**Requirements**
Leave out any picture and return the remaining listing below exactly as given.

**Source material**
* begin *

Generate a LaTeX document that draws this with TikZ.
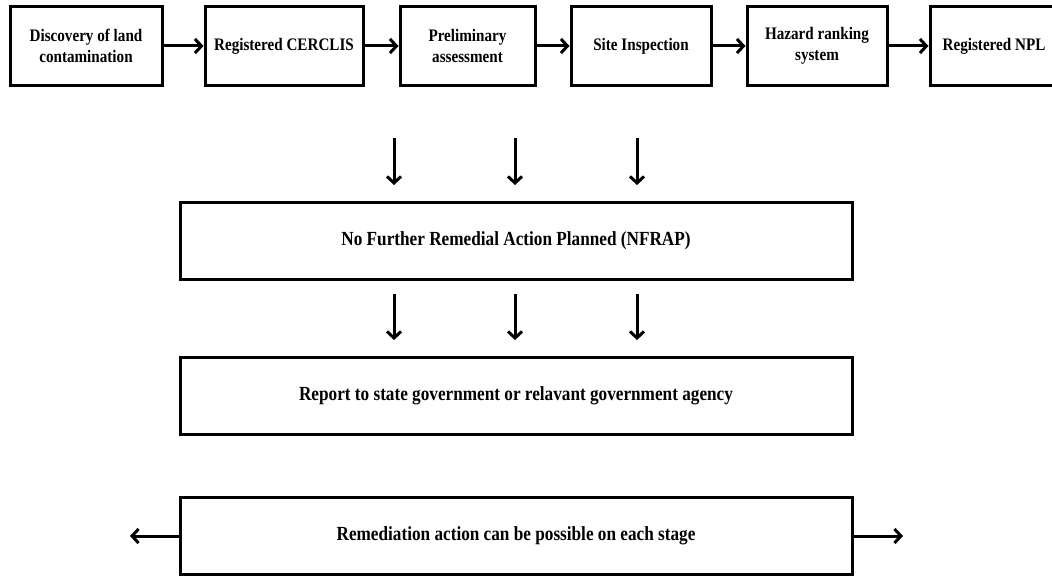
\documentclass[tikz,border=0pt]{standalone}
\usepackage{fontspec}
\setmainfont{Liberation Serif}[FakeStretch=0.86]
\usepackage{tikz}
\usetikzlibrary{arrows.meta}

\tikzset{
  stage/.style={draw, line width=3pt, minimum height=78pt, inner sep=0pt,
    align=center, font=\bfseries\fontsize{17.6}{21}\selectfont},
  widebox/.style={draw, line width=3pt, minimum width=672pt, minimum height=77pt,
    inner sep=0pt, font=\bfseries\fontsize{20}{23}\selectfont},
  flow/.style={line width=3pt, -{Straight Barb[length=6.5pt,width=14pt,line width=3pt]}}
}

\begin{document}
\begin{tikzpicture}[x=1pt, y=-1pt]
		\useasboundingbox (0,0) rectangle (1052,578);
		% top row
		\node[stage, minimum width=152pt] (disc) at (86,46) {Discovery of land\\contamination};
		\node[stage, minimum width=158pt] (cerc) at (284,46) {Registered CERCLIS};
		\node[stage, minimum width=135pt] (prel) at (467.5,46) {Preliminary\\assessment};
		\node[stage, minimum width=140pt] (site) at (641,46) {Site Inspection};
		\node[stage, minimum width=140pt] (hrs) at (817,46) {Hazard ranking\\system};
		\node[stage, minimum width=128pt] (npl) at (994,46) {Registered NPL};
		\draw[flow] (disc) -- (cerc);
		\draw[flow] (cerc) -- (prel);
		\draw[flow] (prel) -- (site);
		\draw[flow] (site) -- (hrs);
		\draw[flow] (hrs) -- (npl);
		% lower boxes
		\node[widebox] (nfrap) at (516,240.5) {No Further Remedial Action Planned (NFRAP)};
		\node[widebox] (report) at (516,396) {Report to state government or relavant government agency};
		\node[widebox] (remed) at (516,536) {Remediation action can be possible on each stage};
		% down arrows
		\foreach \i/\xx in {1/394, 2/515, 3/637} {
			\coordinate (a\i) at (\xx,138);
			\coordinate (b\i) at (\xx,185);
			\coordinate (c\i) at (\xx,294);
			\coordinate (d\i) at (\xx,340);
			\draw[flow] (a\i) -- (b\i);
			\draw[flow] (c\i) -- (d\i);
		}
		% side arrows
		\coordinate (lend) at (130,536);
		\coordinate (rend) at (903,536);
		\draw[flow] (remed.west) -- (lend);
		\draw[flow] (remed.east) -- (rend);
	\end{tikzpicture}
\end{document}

* end *

**Final answer**
Generate a LaTeX document that draws this with TikZ.
\documentclass[tikz,border=0pt]{standalone}
\usepackage{fontspec}
\setmainfont{Liberation Serif}[FakeStretch=0.86]
\usepackage{tikz}
\usetikzlibrary{arrows.meta}

\tikzset{
  stage/.style={draw, line width=3pt, minimum height=78pt, inner sep=0pt,
    align=center, font=\bfseries\fontsize{17.6}{21}\selectfont},
  widebox/.style={draw, line width=3pt, minimum width=672pt, minimum height=77pt,
    inner sep=0pt, font=\bfseries\fontsize{20}{23}\selectfont},
  flow/.style={line width=3pt, -{Straight Barb[length=6.5pt,width=14pt,line width=3pt]}}
}

\begin{document}
\begin{tikzpicture}[x=1pt, y=-1pt]
		\useasboundingbox (0,0) rectangle (1052,578);
		% top row
		\node[stage, minimum width=152pt] (disc) at (86,46) {Discovery of land\\contamination};
		\node[stage, minimum width=158pt] (cerc) at (284,46) {Registered CERCLIS};
		\node[stage, minimum width=135pt] (prel) at (467.5,46) {Preliminary\\assessment};
		\node[stage, minimum width=140pt] (site) at (641,46) {Site Inspection};
		\node[stage, minimum width=140pt] (hrs) at (817,46) {Hazard ranking\\system};
		\node[stage, minimum width=128pt] (npl) at (994,46) {Registered NPL};
		\draw[flow] (disc) -- (cerc);
		\draw[flow] (cerc) -- (prel);
		\draw[flow] (prel) -- (site);
		\draw[flow] (site) -- (hrs);
		\draw[flow] (hrs) -- (npl);
		% lower boxes
		\node[widebox] (nfrap) at (516,240.5) {No Further Remedial Action Planned (NFRAP)};
		\node[widebox] (report) at (516,396) {Report to state government or relavant government agency};
		\node[widebox] (remed) at (516,536) {Remediation action can be possible on each stage};
		% down arrows
		\foreach \i/\xx in {1/394, 2/515, 3/637} {
			\coordinate (a\i) at (\xx,138);
			\coordinate (b\i) at (\xx,185);
			\coordinate (c\i) at (\xx,294);
			\coordinate (d\i) at (\xx,340);
			\draw[flow] (a\i) -- (b\i);
			\draw[flow] (c\i) -- (d\i);
		}
		% side arrows
		\coordinate (lend) at (130,536);
		\coordinate (rend) at (903,536);
		\draw[flow] (remed.west) -- (lend);
		\draw[flow] (remed.east) -- (rend);
	\end{tikzpicture}
\end{document}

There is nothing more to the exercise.